Ai2, the Allen Institute for Artificial Intelligence, published olmo-eval on June 12, 2026, as an open source workbench for evaluating large language models during development, not only after a model is finished. The official post describes it as an extension of OLMES, the 2024 standard created to make model scores easier to compare across releases. The useful shift is clear: evaluation becomes part of the build loop, with repeated comparisons between checkpoints, instead of a final judgment attached to a frozen model.

During model training, every change in data, architecture, hyperparameters, or scale can improve some behaviors while weakening others. Traditional benchmarks mostly answer the question, "What score does this model get?" olmo-eval is aimed at a more operational question: "What changed since the previous checkpoint, and is that change reliable or just statistical noise?" Ai2 highlights per-question analysis, standard errors, and the minimum detectable effect, meaning the smallest difference that can reasonably be separated from random variation.

The project also separates what is being evaluated from how the model is run. A task defines the dataset, request format, and scoring method. A harness defines the runtime context: model, tools, isolated environment, optional judge model, and execution policy. That separation lets the same benchmark run as a plain baseline, as a tool-using task, or inside a containerized sandbox when the evaluation needs to execute code or simulate an interaction. A sandbox, in this context, is an isolated environment that limits the effects of a model action on the rest of the system.

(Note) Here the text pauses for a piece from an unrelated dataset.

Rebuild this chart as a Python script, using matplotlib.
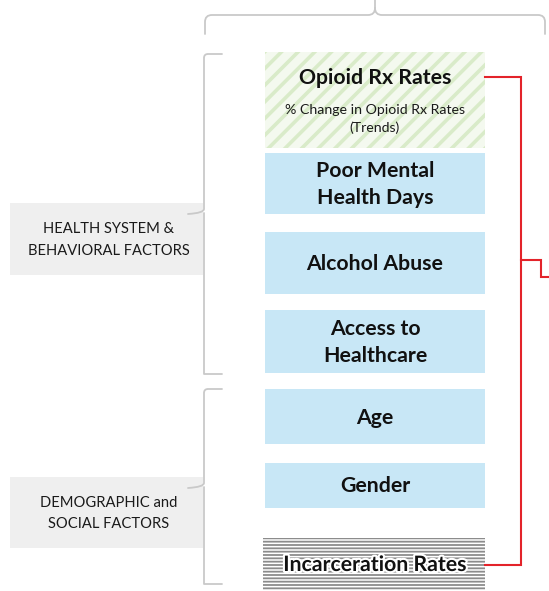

The relevance goes beyond the OLMo project itself. Teams fine-tuning models or building agents often need to add an internal evaluation quickly, then rerun it dozens of times as weights and prompts change. If every test requires a custom integration, measurements arrive too late or become inconsistent. olmo-eval offers a registry of benchmark tasks and composable suites, named variants, inference providers such as vLLM and LiteLLM, and normalized storage for predictions at both aggregate and instance level.

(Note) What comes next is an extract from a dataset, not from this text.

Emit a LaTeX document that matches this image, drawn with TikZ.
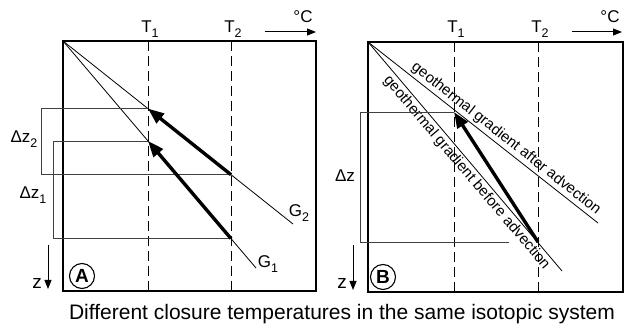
\documentclass[tikz,border=0pt]{standalone}
\usepackage{fontspec}
\setmainfont{Liberation Sans}
\usetikzlibrary{arrows.meta,calc}
\newcommand{\lsub}[2]{#1\raisebox{-0.5ex}{\fontsize{12.5}{13}\selectfont #2}}
\tikzset{
  frame/.style={line width=1.5pt},
  tdash/.style={line width=1pt, dash pattern=on 10pt off 5pt},
  grad/.style={line width=0.8pt},
  guide/.style={line width=0.6pt, black!75},
  bigarrow/.style={line width=3.4pt, -{Triangle[length=16pt,width=12pt]}},
  smallarrow/.style={line width=1pt, -{Triangle[length=9pt,width=7pt]}},
  lab/.style={font=\fontsize{17}{19}\selectfont, inner sep=0pt},
  zlab/.style={font=\fontsize{19}{20}\selectfont, inner sep=0pt},
  slab/.style={font=\fontsize{15}{18}\selectfont, inner sep=2pt},
  panel/.style={circle, draw, line width=1.1pt, minimum size=25pt, inner sep=0pt, font=\bfseries\fontsize{19}{20}\selectfont},
}
\begin{document}
\begin{tikzpicture}[x=1pt,y=-1pt]
\useasboundingbox (0,0) rectangle (626,328);
% ---------------- Panel A ----------------
\coordinate (A-nw) at (63,41);
\coordinate (A-se) at (316,291);
\draw[frame] (A-nw) rectangle (A-se);
\coordinate (A-t1top) at (148,41); \coordinate (A-t1bot) at (148,291);
\coordinate (A-t2top) at (231,41); \coordinate (A-t2bot) at (231,291);
\draw[tdash] (A-t1top) -- (A-t1bot);
\draw[tdash] (A-t2top) -- (A-t2bot);
\node[lab] (A-T1) at (150,29) {\lsub{T}{1}};
\node[lab] (A-T2) at (233,29) {\lsub{T}{2}};
\node[lab] (A-deg) at (303,17) {°C};
\coordinate (A-ca) at (265,32); \coordinate (A-cb) at (316,32);
\draw[smallarrow] (A-ca) -- (A-cb);
\coordinate (A-G2end) at (293,224);
\coordinate (A-G1end) at (256,268);
\draw[grad] (A-nw) -- (A-G2end);
\draw[grad] (A-nw) -- (A-G1end);
\coordinate (A-p2top) at (148,108.6); \coordinate (A-p2bot) at (231,174.7);
\coordinate (A-p1top) at (148,141);   \coordinate (A-p1bot) at (231,238.6);
\coordinate (A-g2a) at (41,108.6); \coordinate (A-g2b) at (41,174.7);
\coordinate (A-g1a) at (53,141);   \coordinate (A-g1b) at (53,238.6);
\draw[guide] (A-p2top) -- (A-g2a) -- (A-g2b) -- (A-p2bot);
\draw[guide] (A-p1top) -- (A-g1a) -- (A-g1b) -- (A-p1bot);
\draw[bigarrow] (A-p2bot) -- (A-p2top);
\draw[bigarrow] (A-p1bot) -- (A-p1top);
\node[lab] (A-dz2) at (24,139) {Δ\lsub{z}{2}};
\node[lab] (A-dz1) at (33,195) {Δ\lsub{z}{1}};
\node[lab] (A-G2) at (299,213) {\lsub{G}{2}};
\node[lab] (A-G1) at (268,264) {\lsub{G}{1}};
\coordinate (A-za) at (48,245); \coordinate (A-zb) at (48,289);
\draw[smallarrow] (A-za) -- (A-zb);
\node[zlab] (A-z) at (37,283) {z};
\node[panel] (A-lab) at (82,276) {A};
% ---------------- Panel B ----------------
\coordinate (B-nw) at (368,42);
\coordinate (B-se) at (623,292);
\draw[frame] (B-nw) rectangle (B-se);
\coordinate (B-t1top) at (454,42); \coordinate (B-t1bot) at (454,292);
\coordinate (B-t2top) at (538,42); \coordinate (B-t2bot) at (538,292);
\draw[tdash] (B-t1top) -- (B-t1bot);
\draw[tdash] (B-t2top) -- (B-t2bot);
\node[lab] (B-T1) at (456,29) {\lsub{T}{1}};
\node[lab] (B-T2) at (540,29) {\lsub{T}{2}};
\node[lab] (B-deg) at (610,17) {°C};
\coordinate (B-ca) at (572,32); \coordinate (B-cb) at (622,32);
\draw[smallarrow] (B-ca) -- (B-cb);
\coordinate (B-aftend) at (598,223);
\coordinate (B-befend) at (562,271);
\draw[grad] (B-nw) -- node[slab, pos=0.575, sloped, above] (B-afttxt) {geothermal gradient after advection} (B-aftend);
\draw[grad] (B-nw) -- node[slab, pos=0.545, sloped, below] (B-beftxt) {geothermal gradient before advection} (B-befend);
\coordinate (B-ptop) at (454,112); \coordinate (B-pbot) at (538,242);
\coordinate (B-ga) at (360,112); \coordinate (B-gb) at (360,242); \coordinate (B-gc) at (509,242);
\draw[guide] (B-ptop) -- (B-ga) -- (B-gb) -- (B-gc);
\draw[bigarrow] (B-pbot) -- (B-ptop);
\node[lab] (B-dz) at (345,176) {Δz};
\coordinate (B-za) at (353,245); \coordinate (B-zb) at (353,290);
\draw[smallarrow] (B-za) -- (B-zb);
\node[zlab] (B-z) at (342,283) {z};
\node[panel] (B-lab) at (383,277) {B};
% ---------------- Caption ----------------
\node[font=\fontsize{21}{24}\selectfont, inner sep=0pt] (cap) at (342,314) {Different closure temperatures in the same isotopic system};
\end{tikzpicture}
\end{document}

This release does not solve the broader benchmark quality problem. Benchmarks can still be incomplete, contaminated, or poorly aligned with real use. It does, however, provide a concrete way to make evaluation less handmade. As models improve through rapid iteration and agents increasingly need to be tested with their tools, the ability to see exactly what changed between two versions becomes almost as important as the final score published in a model card.